_Exercise details_:
Write out the entire listing below exactly, with the pictures left out.

*** Collected data

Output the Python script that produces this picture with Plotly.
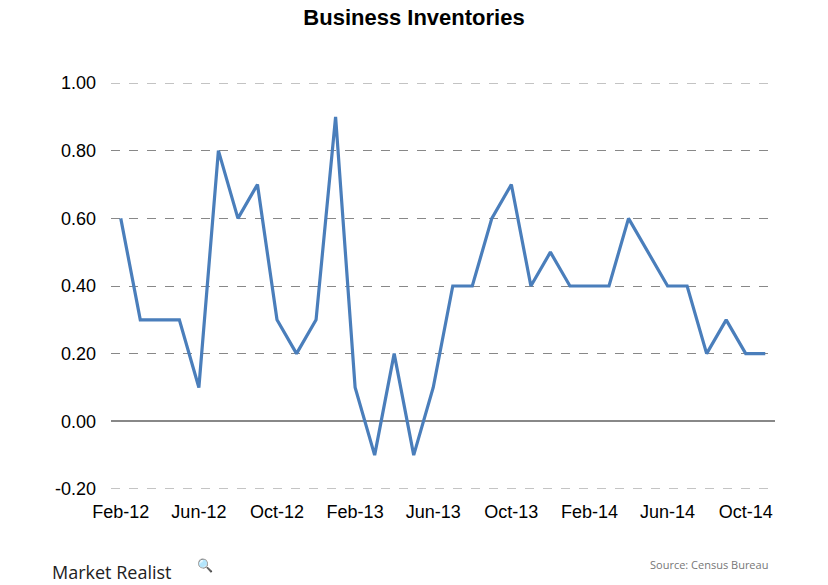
import plotly.graph_objects as go

months = ["Feb-12","Mar-12","Apr-12","May-12","Jun-12","Jul-12","Aug-12","Sep-12","Oct-12","Nov-12","Dec-12",
          "Jan-13","Feb-13","Mar-13","Apr-13","May-13","Jun-13","Jul-13","Aug-13","Sep-13","Oct-13","Nov-13","Dec-13",
          "Jan-14","Feb-14","Mar-14","Apr-14","May-14","Jun-14","Jul-14","Aug-14","Sep-14","Oct-14","Nov-14"]
values = [0.6,0.3,0.3,0.3,0.1,0.8,0.6,0.7,0.3,0.2,0.3,
          0.9,0.1,-0.1,0.2,-0.1,0.1,0.4,0.4,0.6,0.7,0.4,0.5,
          0.4,0.4,0.4,0.6,0.5,0.4,0.4,0.2,0.3,0.2,0.2]
tick_labels = ["Feb-12","Jun-12","Oct-12","Feb-13","Jun-13","Oct-13","Feb-14","Jun-14","Oct-14"]
y_ticks = [-0.2,0.0,0.2,0.4,0.6,0.8,1.0]

L, R, T, B = 111, 53, 83, 96
W, H = 828, 585
PW, PH = W - L - R, H - T - B

def px(x):
    return (x - L) / PW

def py(y):
    return (H - B - y) / PH

fig = go.Figure()
fig.add_trace(go.Scatter(x=months, y=values, mode="lines",
                         line=dict(color="#4A7EBB", width=3.2)))

fig.update_layout(
    width=W, height=H,
    margin=dict(l=L, r=R, t=T, b=B),
    paper_bgcolor="white", plot_bgcolor="white",
    showlegend=False,
    title=dict(text="<b>Business Inventories</b>", x=0.5, xanchor="center", y=1 - 17 / H, yanchor="middle",
               font=dict(family="Liberation Sans Narrow, Arial Narrow, Liberation Sans, Arial", size=22, color="black")),
    font=dict(family="Liberation Sans, Arial", color="black"),
)
fig.update_xaxes(type="category", range=[-0.5, len(months)-0.5], tickmode="array",
                 tickvals=tick_labels, ticktext=tick_labels, showgrid=False, showline=False,
                 ticks="", tickfont=dict(size=18), zeroline=False, ticklabelstandoff=10)
fig.update_yaxes(range=[y_ticks[0], y_ticks[-1]], tickmode="array", tickvals=y_ticks,
                 ticktext=[f"{v:.2f}" for v in y_ticks], showgrid=True, gridcolor="#888888",
                 griddash="dash", gridwidth=1, zeroline=True, zerolinecolor="#888888", zerolinewidth=1.5,
                 tickfont=dict(size=18), ticks="", showline=False, ticklabelstandoff=14)
# edge gridlines (plotly omits gridlines lying on the plot boundary)
for v in (y_ticks[0], y_ticks[-1]):
    fig.add_shape(type="line", xref="paper", yref="y", x0=0, x1=1, y0=v, y1=v,
                  line=dict(color="#888888", width=1, dash="dash"), layer="below")
fig.add_annotation(text="Source: Census Bureau", xref="paper", yref="paper", x=px(770), y=py(564),
                   xanchor="right", yanchor="middle", showarrow=False,
                   font=dict(family="Open Sans, Noto Sans", size=11, color="#777777"))
fig.add_annotation(text="Market Realist", xref="paper", yref="paper", x=px(50), y=py(572),
                   xanchor="left", yanchor="middle", showarrow=False,
                   font=dict(family="Open Sans, Noto Sans", size=18, color="#222222"))
fig.add_annotation(text="\U0001F50D", xref="paper", yref="paper", x=px(205), y=py(565),
                   xanchor="center", yanchor="middle", showarrow=False,
                   font=dict(size=13, color="#222222"))
fig.write_html("out.html")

******

_Result of the exercise_:
Output the Python script that produces this picture with Plotly.
import plotly.graph_objects as go

months = ["Feb-12","Mar-12","Apr-12","May-12","Jun-12","Jul-12","Aug-12","Sep-12","Oct-12","Nov-12","Dec-12",
          "Jan-13","Feb-13","Mar-13","Apr-13","May-13","Jun-13","Jul-13","Aug-13","Sep-13","Oct-13","Nov-13","Dec-13",
          "Jan-14","Feb-14","Mar-14","Apr-14","May-14","Jun-14","Jul-14","Aug-14","Sep-14","Oct-14","Nov-14"]
values = [0.6,0.3,0.3,0.3,0.1,0.8,0.6,0.7,0.3,0.2,0.3,
          0.9,0.1,-0.1,0.2,-0.1,0.1,0.4,0.4,0.6,0.7,0.4,0.5,
          0.4,0.4,0.4,0.6,0.5,0.4,0.4,0.2,0.3,0.2,0.2]
tick_labels = ["Feb-12","Jun-12","Oct-12","Feb-13","Jun-13","Oct-13","Feb-14","Jun-14","Oct-14"]
y_ticks = [-0.2,0.0,0.2,0.4,0.6,0.8,1.0]

L, R, T, B = 111, 53, 83, 96
W, H = 828, 585
PW, PH = W - L - R, H - T - B

def px(x):
    return (x - L) / PW

def py(y):
    return (H - B - y) / PH

fig = go.Figure()
fig.add_trace(go.Scatter(x=months, y=values, mode="lines",
                         line=dict(color="#4A7EBB", width=3.2)))

fig.update_layout(
    width=W, height=H,
    margin=dict(l=L, r=R, t=T, b=B),
    paper_bgcolor="white", plot_bgcolor="white",
    showlegend=False,
    title=dict(text="<b>Business Inventories</b>", x=0.5, xanchor="center", y=1 - 17 / H, yanchor="middle",
               font=dict(family="Liberation Sans Narrow, Arial Narrow, Liberation Sans, Arial", size=22, color="black")),
    font=dict(family="Liberation Sans, Arial", color="black"),
)
fig.update_xaxes(type="category", range=[-0.5, len(months)-0.5], tickmode="array",
                 tickvals=tick_labels, ticktext=tick_labels, showgrid=False, showline=False,
                 ticks="", tickfont=dict(size=18), zeroline=False, ticklabelstandoff=10)
fig.update_yaxes(range=[y_ticks[0], y_ticks[-1]], tickmode="array", tickvals=y_ticks,
                 ticktext=[f"{v:.2f}" for v in y_ticks], showgrid=True, gridcolor="#888888",
                 griddash="dash", gridwidth=1, zeroline=True, zerolinecolor="#888888", zerolinewidth=1.5,
                 tickfont=dict(size=18), ticks="", showline=False, ticklabelstandoff=14)
# edge gridlines (plotly omits gridlines lying on the plot boundary)
for v in (y_ticks[0], y_ticks[-1]):
    fig.add_shape(type="line", xref="paper", yref="y", x0=0, x1=1, y0=v, y1=v,
                  line=dict(color="#888888", width=1, dash="dash"), layer="below")
fig.add_annotation(text="Source: Census Bureau", xref="paper", yref="paper", x=px(770), y=py(564),
                   xanchor="right", yanchor="middle", showarrow=False,
                   font=dict(family="Open Sans, Noto Sans", size=11, color="#777777"))
fig.add_annotation(text="Market Realist", xref="paper", yref="paper", x=px(50), y=py(572),
                   xanchor="left", yanchor="middle", showarrow=False,
                   font=dict(family="Open Sans, Noto Sans", size=18, color="#222222"))
fig.add_annotation(text="\U0001F50D", xref="paper", yref="paper", x=px(205), y=py(565),
                   xanchor="center", yanchor="middle", showarrow=False,
                   font=dict(size=13, color="#222222"))
fig.write_html("out.html")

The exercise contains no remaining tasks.